Il pourra arriver encore que, pour concilier tout, Éléonore acceptera de procurer de la jouissance à Étienne par un de ces moyens que la nature réprouve et en vertu desquels l’effusion de la semence sera sans risque de grossesse, comme la masturbation labiale ou l’accomplissement de l’acte vénérien entre les seins, sous le bras, dans les cheveux, etc. Bien qu’il soit évident que, dans ce cas, les époux ne se sont pas adonnés, par pure malice, à ces actes contre nature, ils n’en auront pas moins commis le péché, puisque c’est pécher mortellement qu’user du mariage contre la fin pour laquelle Dieu l’a créé. Toutefois, s’il lui est bien démontré qu’Étienne ne peut absolument pas refréner ses besoins charnels et qu’Éléonore d’autre part est certaine de la mort en cas de grossesse, le confesseur pourra absoudre les deux époux. (Voir St-Augustin. Livre II de conjugiis adult., chap. 10.)

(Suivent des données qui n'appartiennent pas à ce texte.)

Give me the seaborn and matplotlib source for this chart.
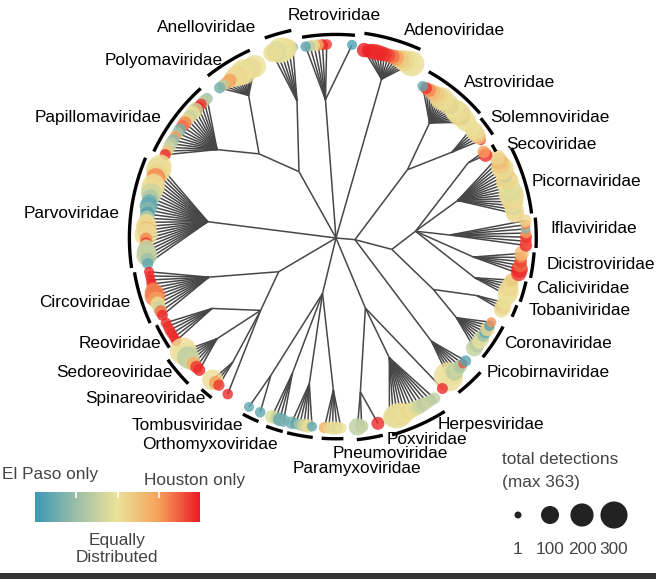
import numpy as np
import pandas as pd
import seaborn as sns
import matplotlib.pyplot as plt
from matplotlib.colors import LinearSegmentedColormap
from matplotlib.collections import LineCollection
from matplotlib.patches import Rectangle

# virus families, in order round the tree (counter-clockwise from lower right)
families = ["Picobirnaviridae", "Coronaviridae", "Tobaniviridae", "Caliciviridae",
            "Dicistroviridae", "Iflaviviridae", "Picornaviridae", "Secoviridae",
            "Solemnoviridae", "Astroviridae", "Adenoviridae", "Retroviridae",
            "Anelloviridae", "Polyomaviridae", "Papillomaviridae", "Parvoviridae",
            "Circoviridae", "Reoviridae", "Sedoreoviridae", "Spinareoviridae", "_a",
            "Tombusviridae", "Orthomyxoviridae", "Paramyxoviridae", "Pneumoviridae",
            "Poxviridae", "Herpesviridae", "_b"]

# empty tip slots before each family
gap_before = [0, 3, 3, 1, 1, 1, 1, 1, 2, 1, 4, 2, 2, 4, 3, 2, 1, 1, 2, 3, 2, 5, 2, 1, 2, 3, 2, 2]

# -1 = El Paso only, 0 = equally distributed, +1 = Houston only (None = empty slot)
tip_balance = [
    [0.05, 0.0, -0.3, -0.2, -0.4, 0.8, -0.85],
    [-0.25, -0.3, 0.0, -0.1, -0.5, -0.8, 0.1, -0.9, 0.55],
    [0.05, 0.1, 0.0],
    [0.05, 0.0, 0.1, 0.05, 0.2],
    [0.9, 0.95, 0.7, 0.85, 0.6, 0.3],
    [0.95, 0.8, 0.9, 0.5, -0.6, 0.6, 0.1],
    [0.1, 0.05, -0.2, 0.0, 0.1, 0.05, -0.1, -0.5, 0.0, 0.1, -0.4, 0.15, 0.05, 0.2, 0.3, 0.1],
    [0.95, 0.5],
    [0.95, 0.3, 0.1, 0.05, 0.0],
    [0.05, 0.0, -0.15, 0.1, 0.05, 0.0, -0.2, 0.1, 0.0, 0.05, 0.1, 0.2, 0.3, 0.6, 0.9, -0.8],
    [0.05, 0.0, 0.1, 0.2, 0.5, 0.7, 0.85, 0.9, 0.95, 0.95, 0.95, 0.95, 0.98],
    [-0.9, None, None, None, None, None, 0.9, 0.95, 0.45, 0.0, -0.3, -0.85],
    [-0.9, 0.0, 0.05, 0.0, -0.1, 0.05],
    [0.0, 0.05, -0.1, 0.05, 0.0, 0.1, 0.05, 0.5, 0.4, -0.3, -0.7],
    [-0.5, -0.3, 0.9, 0.95, -0.2, 0.0, -0.25, 0.1, 0.6, 0.7, -0.7, -0.4, 0.5, -0.6, -0.3, -0.2, 0.2, 0.95],
    [0.0, 0.05, 0.1, 0.6, 0.4, 0.0, 0.05, -0.2, -0.4, -0.7, -0.8, -0.6, -0.9, -0.3, 0.0,
     0.1, 0.3, 0.05, 0.6, 0.9, -0.1, -0.3, -0.25, -0.5, -0.8],
    [0.95, 0.9, 0.95, 0.95, 0.8, 0.6, 0.65, 0.5, 0.0, -0.2, 0.7, 0.95],
    [0.95, 0.95, 0.9, 0.95, 0.95, 0.95],
    [0.05, 0.0, -0.3, -0.2, 0.4, 0.9, 0.95],
    [0.05, 0.5, 0.9],
    [0.95],
    [-0.8, None, None, -0.8],
    [-0.1, -0.2, -0.8, -0.7],
    [-0.7, -0.8, -0.4, -0.2, 0.05, -0.8],
    [0.4, 0.1, 0.05, -0.1, 0.0],
    [-0.3, -0.25, None, None, None, 0.95],
    [-0.1, 0.0, -0.05, 0.05, 0.0, 0.1, 0.0, -0.1, -0.2, -0.3, -0.2, -0.25, -0.3],
    [0.95],
]

# total detections per tip
tip_detections = [
    [363, 150, 90, 50, 40, 8, 20],
    [80, 60, 40, 70, 30, 25, 50, 15, 12],
    [60, 80, 40],
    [120, 150, 90, 70, 40],
    [60, 80, 40, 30, 20, 50],
    [30, 20, 25, 15, 10, 10, 30],
    [100, 120, 80, 150, 200, 250, 180, 30, 200, 150, 40, 120, 180, 100, 80, 60],
    [40, 30],
    [10, 50, 80, 100, 60],
    [120, 150, 90, 200, 180, 120, 60, 150, 100, 200, 120, 80, 60, 40, 25, 15],
    [250, 200, 150, 100, 60, 50, 40, 50, 60, 70, 60, 40, 50],
    [12, None, None, None, None, None, 15, 18, 20, 22, 20, 14],
    [12, 80, 200, 250, 150, 100],
    [180, 150, 120, 250, 200, 150, 100, 40, 30, 25, 20],
    [20, 30, 20, 25, 60, 50, 40, 35, 40, 30, 30, 25, 20, 25, 35, 30, 25, 20],
    [200, 250, 150, 120, 100, 200, 180, 150, 80, 60, 100, 70, 50, 60, 80,
     150, 100, 200, 30, 20, 60, 120, 150, 40, 20],
    [12, 10, 10, 14, 20, 100, 150, 80, 50, 40, 30, 18],
    [15, 12, 18, 14, 12, 15],
    [300, 200, 180, 100, 50, 30, 25],
    [150, 40, 20],
    [15],
    [12, None, None, 15],
    [40, 25, 40, 30],
    [30, 20, 25, 35, 40, 12],
    [20, 25, 40, 30, 20],
    [90, 40, None, None, None, 35],
    [20, 150, 250, 200, 100, 80, 60, 60, 50, 40, 30, 20, 25],
    [18],
]

# distance of each family's tips from the root (branch length)
tip_depth = [0.94, 0.93, 0.95, 0.95, 0.98, 1.0, 0.95, 0.9, 0.92, 0.92, 1.0, 1.02,
             1.03, 1.0, 1.0, 1.0, 1.0, 1.0, 1.0, 0.99, 1.0, 1.0, 1.0, 1.0,
             1.0, 1.0, 0.99, 0.97]

# radius of each family's fan node
fan_depth = [0.74, 0.76, 0.8, 0.76, 0.73, 0.6, 0.67, 0.8, 0.76, 0.78, 0.87, 0.73,
             0.75, 0.88, 0.78, 0.68, 0.7, 0.75, 0.82, 0.85, 1.0, 0.8, 0.75, 0.78,
             0.8, 0.82, 0.69, 1.0]

# higher-level grouping: [name, radius, children]
tree = ["root", 0.0, [
    ["right", 0.10, [
        "Picobirnaviridae",
        ["plus", 0.30, [
            ["nido", 0.58, ["Coronaviridae", "Tobaniviridae"]],
            ["picornavirales", 0.42, ["Caliciviridae", "Dicistroviridae", "Iflaviviridae",
                                      "Picornaviridae", "Secoviridae"]],
        ]],
        ["astro", 0.52, ["Solemnoviridae", "Astroviridae"]],
    ]],
    "Adenoviridae", "Retroviridae",
    ["topleft", 0.40, ["Anelloviridae", ["polypap", 0.6, ["Polyomaviridae", "Papillomaviridae"]]]],
    "Parvoviridae",
    ["lowleft", 0.35, ["Circoviridae", ["reo", 0.55, ["Reoviridae", "Sedoreoviridae",
                                                     "Spinareoviridae", "_a"]]]],
    ["bottom", 0.30, ["Tombusviridae", "Orthomyxoviridae", "Paramyxoviridae", "Pneumoviridae"]],
    ["bottomright", 0.40, ["Poxviridae", "Herpesviridae", "_b"]],
]]

legend_values = [1, 100, 200, 300]

# ---------------- layout ----------------
W, H = 656, 579
CX, CY, R = 336, 238, 190
START = 309.0
FS = 12.4
n_slots = sum(gap_before) + sum(len(b) for b in tip_balance) + 2
step = 360.0 / n_slots

# label anchors in pixels: x, baseline y, alignment
label_pos = {
    "Anelloviridae": (256, 32, "right"), "Retroviridae": (334, 20, "center"),
    "Adenoviridae": (404, 35, "left"), "Polyomaviridae": (223, 65, "right"),
    "Astroviridae": (464, 87, "left"), "Papillomaviridae": (162, 122, "right"),
    "Solemnoviridae": (490, 122, "left"), "Secoviridae": (506, 149, "left"),
    "Picornaviridae": (532, 186, "left"), "Parvoviridae": (120, 218, "right"),
    "Iflaviviridae": (550, 233, "left"), "Dicistroviridae": (547, 269, "left"),
    "Caliciviridae": (536, 293, "left"), "Circoviridae": (130, 307, "right"),
    "Tobaniviridae": (529, 315, "left"), "Reoviridae": (161, 348, "right"),
    "Coronaviridae": (504, 348, "left"), "Sedoreoviridae": (173, 377, "right"),
    "Picobirnaviridae": (487, 377, "left"), "Spinareoviridae": (206, 403, "right"),
    "Tombusviridae": (243, 430, "right"), "Herpesviridae": (438, 429, "left"),
    "Orthomyxoviridae": (278, 449, "right"), "Poxviridae": (387, 444, "left"),
    "Pneumoviridae": (333, 458, "left"), "Paramyxoviridae": (293, 473, "left"),
}


def polar(a, r):
    return r * np.cos(np.radians(a)), r * np.sin(np.radians(a))


def diameter_px(n):
    return 7 + 1.23 * (np.sqrt(n) - 1)


def to_data(x, y):
    return (x - CX) / R, (CY - y) / R


rows = []
fam_angles = {}
p = 0
for fam, gap, bal, det, dep in zip(families, gap_before, tip_balance, tip_detections, tip_depth):
    p += gap
    angs = []
    for b, d in zip(bal, det):
        a = START + p * step
        p += 1
        if b is None:
            continue
        rows.append(dict(family=fam, angle=a, depth=dep, balance=b, detections=d))
        angs.append(a)
    fam_angles[fam] = angs

tips = pd.DataFrame(rows)
tips["x"], tips["y"] = polar(tips["angle"].values, tips["depth"].values)
tips["s"] = (diameter_px(tips["detections"]) * 0.72) ** 2

segments = []


def place(node):
    if isinstance(node, str):
        i = families.index(node)
        angs = fam_angles[node]
        if len(angs) == 1:
            return angs[0], tip_depth[i]
        a = np.mean(angs)
        r = fan_depth[i]
        for t in angs:
            segments.append([polar(a, r), polar(t, tip_depth[i])])
        return a, r
    name, r, kids = node
    placed = [place(k) for k in kids]
    a = np.mean([k[0] for k in placed])
    for ka, kr in placed:
        segments.append([polar(a, r), polar(ka, kr)])
    return a, r


place(tree)

cmap = LinearSegmentedColormap.from_list(
    "balance", [(0, "#3a99b6"), (0.25, "#9dbfa8"), (0.5, "#ebe39a"),
                (0.75, "#f6a15b"), (1, "#ec1c24")])

sns.set_style("white")
plt.rcParams["font.family"] = ["Liberation Sans", "DejaVu Sans"]

fig = plt.figure(figsize=(W / 100, H / 100), dpi=100)
ax = fig.add_axes([0, 0, 1, 1])
ax.set_xlim(-CX / R, (W - CX) / R)
ax.set_ylim((CY - H) / R, CY / R)
ax.axis("off")

ax.add_collection(LineCollection(segments, colors="#474747", linewidths=1.1, zorder=1))

sns.scatterplot(data=tips, x="x", y="y", hue="balance", palette=cmap, hue_norm=(-1, 1),
                s=tips["s"].values, alpha=0.8, linewidth=0, legend=False, ax=ax, zorder=2)

# family arcs and labels
for i, fam in enumerate(families):
    if fam.startswith("_"):
        continue
    angs = fam_angles[fam]
    dmax = diameter_px(tips.loc[tips.family == fam, "detections"].max())
    r_arc = tip_depth[i] + (dmax / 2 + 4) / R
    t = np.linspace(min(angs) - 0.6, max(angs) + 0.6, 40)
    ax.plot(*polar(t, r_arc), color="black", lw=2.4, solid_capstyle="butt", zorder=3)
    lx, ly, ha = label_pos[fam]
    ax.text(*to_data(lx, ly), fam, ha=ha, va="baseline", fontsize=FS, color="black")


def fpos(x, y):
    return x / W, 1 - y / H


# colour bar
cax = fig.add_axes([35 / W, (H - 522) / H, 165 / W, 30 / H])
cax.imshow(np.linspace(0, 1, 256)[None, :], cmap=cmap, aspect="auto", extent=[0, 1, 0, 1])
cax.set_xticks([0.25, 0.5, 0.75])
cax.set_yticks([])
cax.tick_params(axis="x", direction="in", color="white", length=4, width=1.2,
                top=True, labelbottom=False)
for sp in cax.spines.values():
    sp.set_visible(False)

fig.text(*fpos(50, 474), "El Paso only", ha="center", va="center", fontsize=FS, color="#444444")
fig.text(*fpos(195, 481), "Houston only", ha="center", va="center", fontsize=FS, color="#444444")
fig.text(*fpos(117, 549), "Equally\nDistributed", ha="center", va="center", fontsize=FS,
         color="#444444", linespacing=1.25)

# size legend
lax = fig.add_axes([502 / W, (H - 531) / H, 128 / W, 32 / H])
leg = pd.DataFrame({"x": range(len(legend_values)), "y": 0.0, "n": legend_values})
sns.scatterplot(data=leg, x="x", y="y", s=(diameter_px(leg["n"]) * 0.72) ** 2,
                color="#222222", linewidth=0, legend=False, ax=lax)
lax.set_xlim(-0.5, len(legend_values) - 0.5)
lax.set_ylim(-1, 1)
lax.axis("off")
for i, v in enumerate(legend_values):
    fig.text(*fpos(518 + 32 * i, 549), str(v), ha="center", va="center", fontsize=FS, color="#444444")

fig.text(*fpos(502, 460), "total detections", ha="left", va="center", fontsize=FS, color="#444444")
fig.text(*fpos(502, 482), "(max 363)", ha="left", va="center", fontsize=FS, color="#444444")

fig.patches.append(Rectangle((0, 0), 1, 6 / H, transform=fig.transFigure,
                             facecolor="#333333", edgecolor="none"))

fig.savefig("out.png", dpi=100)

Fernand a coutume de demander le devoir à Laure sa femme, quand il est ivre. Est-elle tenue de le lui accorder ?

Réponse. Si Fernand est tellement ivre qu’il ait perdu l’usage de la raison, Laure n’est pas obligée à lui rendre le devoir, parce qu’alors il ne le demande pas d’une manière humaine (humano modo). Cependant, si le refus de Laure exposait Fernand à un danger évident d’incontinence, la femme, de l’avis du R. P. Sylvius, serait pour lors obligée par le précepte de la charité à obéir à son mari. On peut raisonner à peu près de même d’un homme furieux ou insensé, ainsi que l’enseigne le même théologien (Suppl. quæst. 69, Art. 1).


Adrien, qui a fort peu de bien, se voyant déjà chargé de six enfants, quoique sa femme soit encore jeune, a refusé plusieurs fois le devoir à sa femme de peur d’être hors d’état de nourrir tant d’enfants. Pèche-t-il ?

Réponse. Puisqu’il y a un Dieu qui nourrit les oiseaux et qui n’abandonne point ceux qui mettent en lui leur confiance, la crainte d’avoir trop d’enfants ne peut dispenser un mari de rendre le devoir à sa femme, lorsqu’elle le lui demande formellement, ou même d’une manière indirecte et interprétative.


Henri a été nominalement frappé d’excommunication majeure. Sa femme demande si elle est obligée de lui rendre le devoir ?

Réponse. Dans aucun cas ni sous aucun prétexte, elle ne doit, elle, provoquer son mari à l’acte vénérien. Quant à se prêter à ses exigences, les opinions des théologiens sont partagées. S. Augustin pense que la femme d’un impie frappé directement et personnellement d’excommunication majeure doit se séparer tout à fait de son mari et par conséquent lui refuser le devoir conjugal. S. Bonaventure et S. Thomas pensent au contraire que la censure ne dispense pas des devoirs imposés par la loi naturelle. La question n’a été encore tranchée par aucun concile. Innocent III a proposé un moyen terme : la femme d’un homme atteint nominalement d’excommunication majeure doit rendre le devoir à son mari quand il l’exige d’une façon formelle ; mais elle ne peut, sans tomber dans le péché, participer au plaisir de l’acte vénérien, c’est-à-dire qu’elle doit le subir d’une manière complètement passive et, par tous ses efforts, dégager son esprit de l’accouplement auquel elle n’a pu se soustraire. (De Sent. excomm., ch. 31).


Julie, catholique, a épousé Baptistin, calviniste, avec stipulation expresse qu’il lui serait loisible de faire baptiser et élever dans l’Église catholique les enfants qui naîtraient de leur mariage. Cependant, Baptistin a fait baptiser le premier au Prêche et le fait élever dans l’hérésie. Julie demande si elle ne peut pas refuser à l’avenir le devoir, pour n’avoir pas le déplaisir de mettre au monde d’autres enfants qui seront un jour des hérétiques et par conséquent des réprouvés ?

Réponse. Julie doit se plaindre fortement à Baptistin de sa mauvaise foi. S’il promet sérieusement de se corriger, elle fera une nouvelle épreuve. Mais, s’il lui déclare qu’il ne veut pas tenir sa promesse, ou que la lui ayant renouvelée, il continue à la violer, Julie est en droit de refuser le devoir à Baptistin, pour la raison marquée dans l’exposé.